- Nedumkandam Location in Kerala, India Nedumkandam Nedumkandam (India)
- Coordinates: 9°50′35″N 77°09′07″E﻿ / ﻿9.843°N 77.1519°E
- Country: India
- State: Kerala
- District: Idukki

Government
- • Type: Panchayath
- • Body: Nedumkandam Grama Panchayat

Area
- • Total: 71.95 km^{2} (27.78 sq mi)
- Elevation: 900–1,190 m (2,950–3,900 ft)

Population (2011)
- • Total: 41,980
- • Density: 583.5/km^{2} (1,511/sq mi)

Languages
- • Official: Malayalam, English
- Time zone: UTC+5:30 (IST)
- PIN: 685553
- Telephone code: 04868
- Vehicle registration: KL-69, KL-37
- Nearest cities: Kattappana, Adimaly, Munnar
- Lok Sabha constituency: Idukki
- Niyamasabha constituency: Udumbanchola
- Climate: cold climate which may come down to 10c (Köppen)

= Nedumkandam =

Nedumkandam is the headquarters of Udumbanchola taluk which is situated in Idukki district of the Indian state of Kerala. Nedumkandam is among the fastest growing towns in the Idukki district. Nedumkandam is well known for its spices production and is a major contributor to the production of spices like cardamom and pepper. This town situated at an average elevation (considering only town region) of 900 meter above sea level and maximum elevation respectively 1190 meter (kailasappara mountain) 1100 meter (Ummakkkada mountain, Kurishupara) and 975 meter (Nedumkandam St. Sebastian's Church Kurishumala ) and is a destination for economical stay and shopping for tourists in the popular Kumily-Munnar tourist route.

==Geography==
Geographically, Nedumkandam lies in between the Periyar Tiger reserve/Thekkady and the hill station of Munnar. It is known as the land of migratory farmers, most of whom have migrated from Central Travancore areas like Kottayam, Pala, Thodupuzha, Kothamangalam and Muvattupuzha in search of better agricultural land in the 1960s to 1980s period. The land occupies the modern nedumkandum was either bought by the migrants from the native tribal people who were the traditional inhabitants of the land or was encroached from the then evergreen rain forests of western ghat. Most of these forests have now converted to agricultural lands or gave-way to the modern township. The major agriculture crops produced here are cash-crops like cardamom, pepper and coffee. Besides there are a wide variety of other cash crops like tea, ginger, clove, coco, nutmeg etc. are also cultivated in small scales, in some areas according to geographic conditions available

==Location==
The town of Nedumkandam is situated along the sides of State Highway 19 (Kerala), State Highway 40 (Kerala) and State Highway 42 (Kerala) almost midway between these three famous tourist destinations in western ghat and it extends a stretch of approx. 3 km.
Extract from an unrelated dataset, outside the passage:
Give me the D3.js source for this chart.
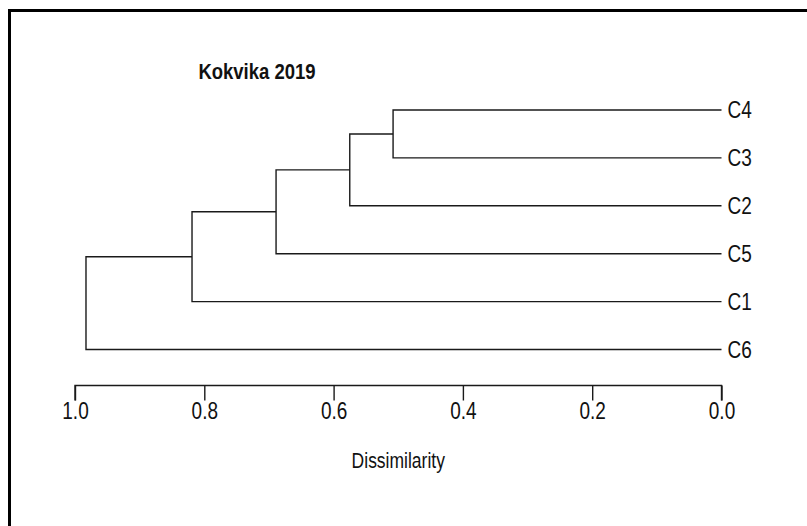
<!DOCTYPE html>
<html>
<head>
<meta charset="utf-8">
<script src="https://cdn.jsdelivr.net/npm/d3@7"></script>
<style>
  html, body { margin: 0; padding: 0; background: #fff; }
  svg { display: block; }
  text { font-family: "Liberation Sans", Arial, sans-serif; fill: #111; }
</style>
</head>
<body>
<svg id="chart" width="807" height="526"></svg>
<script>
// ---- data ----
const title = "Kokvika 2019";
const axisLabel = "Dissimilarity";
const leaves = ["C4", "C3", "C2", "C5", "C1", "C6"];
// merges: negative = leaf index (1-based), positive = previous merge (1-based)
const mergeLeft  = [-1, 1, 2, 3, 4];
const mergeRight = [-2, -3, -4, -5, -6];
const mergeHeight = [0.508, 0.575, 0.689, 0.819, 0.983];
const tickValues = [1.0, 0.8, 0.6, 0.4, 0.2, 0.0];

// ---- drawing ----
const svg = d3.select("#chart");
const STRETCH = 1.22;

svg.append("rect")
  .attr("x", 9.5).attr("y", 10.5)
  .attr("width", 900).attr("height", 700)
  .attr("fill", "none").attr("stroke", "#000").attr("stroke-width", 3);

const x = d3.scaleLinear().domain([1, 0]).range([75, 721.5]);
const y = d3.scalePoint().domain(leaves).range([110, 349.5]);

function stretchedText(sel, tx, ty) {
  return sel.attr("transform", `translate(${tx},${ty}) scale(1,${STRETCH})`);
}

const nodes = [];
function pos(ref) {
  if (ref < 0) { const name = leaves[-ref - 1]; return { x: x(0), y: y(name) }; }
  return nodes[ref - 1];
}
const g = svg.append("g")
  .attr("fill", "none").attr("stroke", "#1a1a1a").attr("stroke-width", 1.4);

for (let i = 0; i < mergeHeight.length; i++) {
  const a = pos(mergeLeft[i]), b = pos(mergeRight[i]);
  const hx = x(mergeHeight[i]);
  g.append("path").attr("d", `M${a.x},${a.y}H${hx}V${b.y}H${b.x}`);
  nodes.push({ x: hx, y: (a.y + b.y) / 2 });
}

// leaf labels
svg.append("g").selectAll("text").data(leaves).join("text")
  .each(function (d) { stretchedText(d3.select(this), x(0) + 6, y(d)); })
  .attr("dy", "0.36em")
  .attr("font-size", 19)
  .text(d => d);

// axis
const axis = d3.axisBottom(x).tickValues(tickValues).tickSize(15).tickSizeOuter(0)
  .tickFormat(d3.format(".1f"));
const ag = svg.append("g").attr("transform", "translate(0,385.5)").call(axis);
ag.select(".domain").attr("stroke", "#1a1a1a").attr("stroke-width", 1.4)
  .attr("d", `M${x(1)},15V0H${x(0)}V15`);
ag.selectAll(".tick line").attr("stroke", "#1a1a1a").attr("stroke-width", 1.4);
ag.selectAll(".tick text")
  .attr("y", null).attr("dy", "0.36em")
  .attr("transform", `translate(0,25) scale(1,${STRETCH})`)
  .attr("font-size", 19).attr("fill", "#111")
  .attr("font-family", "Liberation Sans, Arial, sans-serif");

// title
stretchedText(svg.append("text"), 257, 79)
  .attr("text-anchor", "middle").attr("font-size", 18.5).attr("font-weight", "bold")
  .text(title);

// axis label
stretchedText(svg.append("text"), (x(1) + x(0)) / 2, 468)
  .attr("text-anchor", "middle").attr("font-size", 17.5)
  .text(axisLabel);
</script>
</body>
</html>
As a town with a history of less than four decades, it is a testimony to the high rate of migration from the low lands of Kerala in that time span where elephants roamed until the early sixties. It has evolved as a major township for the neighboring villages with Hospitals, Educational institutions, Banks and a spate of Government offices littered among the business centers. Pepper and cardamom are the mainstays of the economy. Pepper cultivation is predominantly a Malayalee activity. Land holdings are small, generally ranging from 10 cents to 5 acre and a couple of cows for a family are common. In the dawn hours, riders with pails of milk can be seen descending to the town from their boards in the hills around Nedumkandam. The milk, collected by societies and carted off to Kochi, Kottayam etc. has sustained many a family in the lean years after their pepper vines were decimated by the wilt disease.

Cardamom farms are larger and about half of the owners are Tamilians whose parents ascended the ghats from Cumbam, Bodinaikanur areas of Tamil Nadu to cultivate the forest soils of the Cardamom Hill Reserve areas. Nearest Picnic Spots are Ramakkalmedu, Kailasapara, Thooval falls, Kallumekallu, Mankuthimedu, Neyyandimala.